Skuce would also like to see the addition of a standard for exploration projects, an idea Boulanger sees value in.
“If you don’t [develop a project] right, from the start, you build a weak foundation to develop a mine on,” she says. “You can’t get prior, informed consent after the fact.”
The larger exploration community is not as enthusiastic as Fogarassy. The Association for Mineral Exploration, an industry group based in B.C., says most exploration companies don’t have the skills and worker resources to conduct the self-assessment or the budgets to afford them.
Fogarassy figures most won’t like the demands of free, prior and informed consent either. The staking process is usually secretive, so Deer Horn’s approach of consultation from the earliest days of the project has elicited a mix of scorn and ire from other exploration companies. “First Nations are often the last to know about a new exploration tenure in their lands,” he says.
An exploration standard through the Initiative for Responsible Mining Assurance is probably years away. And the first certified operating mine hasn’t yet been announced.
Two audits were conducted at the Carrizal mine in Mexico and at Anglo American’s Unki mine in Zimbabwe over the last year. Both are complete, but the companies have 12 months to make improvements and be reassessed before making the results public.

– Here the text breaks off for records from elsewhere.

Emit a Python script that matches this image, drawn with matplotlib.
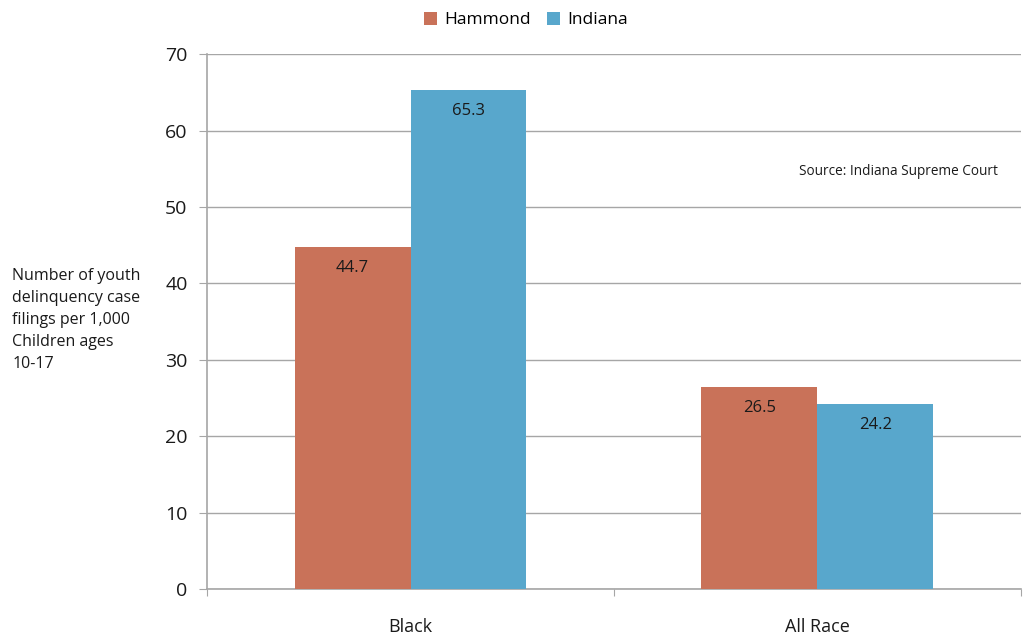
import numpy as np
import matplotlib.pyplot as plt

plt.rcParams["font.family"] = ["Open Sans", "DejaVu Sans"]

categories = ["Black", "All Race"]
hammond = [44.7, 26.5]
indiana = [65.3, 24.2]
series_names = ["Hammond", "Indiana"]

col_ham = "#C97259"
col_ind = "#58A7CC"
grid_col = "#A6A6A6"

fig = plt.figure(figsize=(10.25, 6.37), dpi=100)
ax = fig.add_axes([0.202, 0.0754, 0.794, 0.8396])

x = np.arange(len(categories))
w = 0.285
b1 = ax.bar(x - w / 2, hammond, w, color=col_ham, label=series_names[0], zorder=3)
b2 = ax.bar(x + w / 2, indiana, w, color=col_ind, label=series_names[1], zorder=3)

for bars, vals in ((b1, hammond), (b2, indiana)):
    for rect, v in zip(bars, vals):
        ax.annotate(f"{v:.1f}", (rect.get_x() + rect.get_width() / 2, v),
                    xytext=(0, -21), textcoords="offset pixels",
                    ha="center", va="center", fontsize=12, color="#1a1a1a", zorder=4)

ax.set_ylim(0, 70)
ax.set_xlim(-0.5, 1.5)
ax.set_yticks(np.arange(0, 71, 10))
ax.yaxis.grid(True, color=grid_col, linewidth=1.0, zorder=0)
ax.tick_params(axis="y", labelsize=14, colors=grid_col, labelcolor="#1a1a1a",
               length=6, pad=8)

ax.set_xticks([-0.5, 0.5, 1.5])
ax.set_xticklabels([])
ax.set_xticks(x, minor=True)
ax.set_xticklabels(categories, minor=True)
ax.tick_params(axis="x", which="major", length=5, colors=grid_col)
ax.tick_params(axis="x", which="minor", length=0, pad=21, labelsize=13,
               labelcolor="#1a1a1a")

for s in ("top", "right"):
    ax.spines[s].set_visible(False)
for s in ("left", "bottom"):
    ax.spines[s].set_color(grid_col)
    ax.spines[s].set_linewidth(1.2)

fig.text(0.012, 0.497, "Number of youth\ndelinquency case\nfilings per 1,000\nChildren ages\n10-17",
         ha="left", va="center", fontsize=11.5, color="#1a1a1a", linespacing=1.5)

ax.text(0.972, 0.78, "Source: Indiana Supreme Court", transform=ax.transAxes,
        ha="right", va="center", fontsize=9.8, color="#1a1a1a")

fig.legend(loc="upper center", bbox_to_anchor=(0.513, 1.006), ncol=2, frameon=False,
           fontsize=12.5, handlelength=0.75, handleheight=0.75, handletextpad=0.45,
           columnspacing=0.9)

fig.savefig("out.png", dpi=100)
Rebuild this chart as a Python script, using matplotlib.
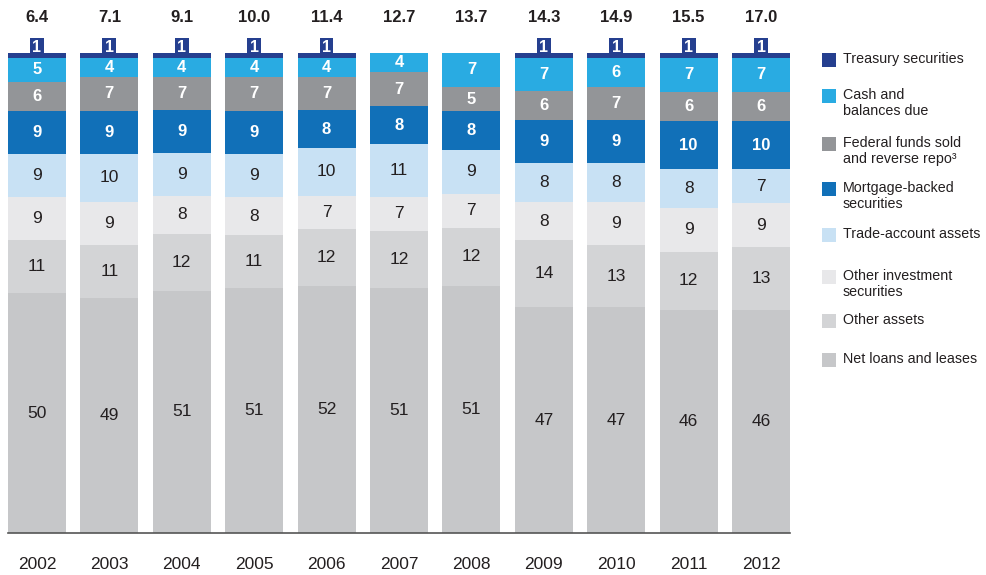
import numpy as np
import matplotlib
matplotlib.use("Agg")
import matplotlib.pyplot as plt
from matplotlib.patches import Rectangle

plt.rcParams['font.family'] = ['Liberation Sans', 'DejaVu Sans']

years = ['2002', '2003', '2004', '2005', '2006', '2007', '2008', '2009', '2010', '2011', '2012']
totals = ['6.4', '7.1', '9.1', '10.0', '11.4', '12.7', '13.7', '14.3', '14.9', '15.5', '17.0']

# bottom to top
net_loans = [50, 49, 51, 51, 52, 51, 51, 47, 47, 46, 46]
other_assets = [11, 11, 12, 11, 12, 12, 12, 14, 13, 12, 13]
other_inv = [9, 9, 8, 8, 7, 7, 7, 8, 9, 9, 9]
trade = [9, 10, 9, 9, 10, 11, 9, 8, 8, 8, 7]
mbs = [9, 9, 9, 9, 8, 8, 8, 9, 9, 10, 10]
fed_funds = [6, 7, 7, 7, 7, 7, 5, 6, 7, 6, 6]
cash = [5, 4, 4, 4, 4, 4, 7, 7, 6, 7, 7]
treasury = [1, 1, 1, 1, 1, 0, 0, 1, 1, 1, 1]

series = [net_loans, other_assets, other_inv, trade, mbs, fed_funds, cash, treasury]
names = ['Net loans and leases', 'Other assets', 'Other investment\nsecurities',
         'Trade-account assets', 'Mortgage-backed\nsecurities',
         'Federal funds sold\nand reverse repo\u00b3', 'Cash and\nbalances due',
         'Treasury securities']
colors = ['#c6c7c9', '#d3d4d6', '#e8e8ea', '#c8e1f4', '#1170b8', '#939598', '#29abe2', '#253f8f']
dark = [False, False, False, False, True, True, True, True]

W, H = 987, 575
fig = plt.figure(figsize=(W / 100, H / 100), dpi=100)
ax = fig.add_axes([8 / W, (H - 533) / H, 782 / W, 480 / H])

x = np.arange(len(years))
data = np.array(series, dtype=float)
sums = data.sum(axis=0)
norm = data / sums * 100
bottom = np.zeros(len(years))
txt_col = '#231f20'
for k in range(len(series)):
    ax.bar(x, norm[k], bottom=bottom, width=0.8, color=colors[k], edgecolor='none')
    if k < 7:
        for i in range(len(years)):
            yc = bottom[i] + norm[k][i] / 2
            if dark[k]:
                ax.text(x[i], yc, str(series[k][i]), ha='center', va='center',
                        color='white', fontsize=12, fontweight='bold')
            else:
                ax.text(x[i], yc, str(series[k][i]), ha='center', va='center',
                        color=txt_col, fontsize=12.5)
    bottom += norm[k]

# treasury tags above bars
for i in range(len(years)):
    if treasury[i] > 0:
        ax.annotate(str(treasury[i]), (x[i], 100), xytext=(0, -1.5), textcoords='offset points',
                    ha='center', va='bottom', color='white', fontsize=11.5, fontweight='bold',
                    annotation_clip=False,
                    bbox=dict(boxstyle='square,pad=0.15', fc=colors[7], ec='none'))
    ax.text(x[i], 1.075, totals[i], transform=ax.get_xaxis_transform(), ha='center',
            va='center', fontsize=12, fontweight='bold', color=txt_col)

ax.set_xlim(-0.4, len(years) - 0.6)
ax.set_ylim(0, 100)
for s in ['top', 'right', 'left']:
    ax.spines[s].set_visible(False)
ax.spines['bottom'].set_color('#555555')
ax.spines['bottom'].set_linewidth(1.2)
ax.set_yticks([])
ax.set_xticks(x)
ax.set_xticklabels(years, fontsize=12.5, color=txt_col)
ax.tick_params(axis='x', length=0, pad=17)

# legend, top to bottom
leg_y = [53, 89, 137, 182, 228, 270, 314, 353]
for j, yy in enumerate(leg_y):
    k = 7 - j
    fig.add_artist(Rectangle((822 / W, 1 - (yy + 14) / H), 14 / W, 14 / H,
                             transform=fig.transFigure, fc=colors[k], ec='none'))
    fig.text(843 / W, 1 - (yy - 1) / H, names[k], ha='left', va='top', fontsize=10.3,
             color=txt_col, linespacing=1.2)

fig.savefig('out.png', dpi=100)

Sixteen other mines all over the world, including in Canada, are in the self-assessment phase. And then there are a handful of exploration companies, like Deer Horn, that are using the standard to guide their operations, so if they do become operating mines they will be lined up to achieve the certification.
“We know we have a better chance of developing the project and finding lenders and investors than those that work to the absolute minimum standard,” Fogarassy says. “The fact is the market place is demanding responsible mining. Competition is going to raise the bar. And IRMA is going to help us get there.”
Updated Oct. 16, 2020 to clarify management of waste water on mine sites vs. the management of tailings ponds, and how IRMA handles the issue of tailings ponds.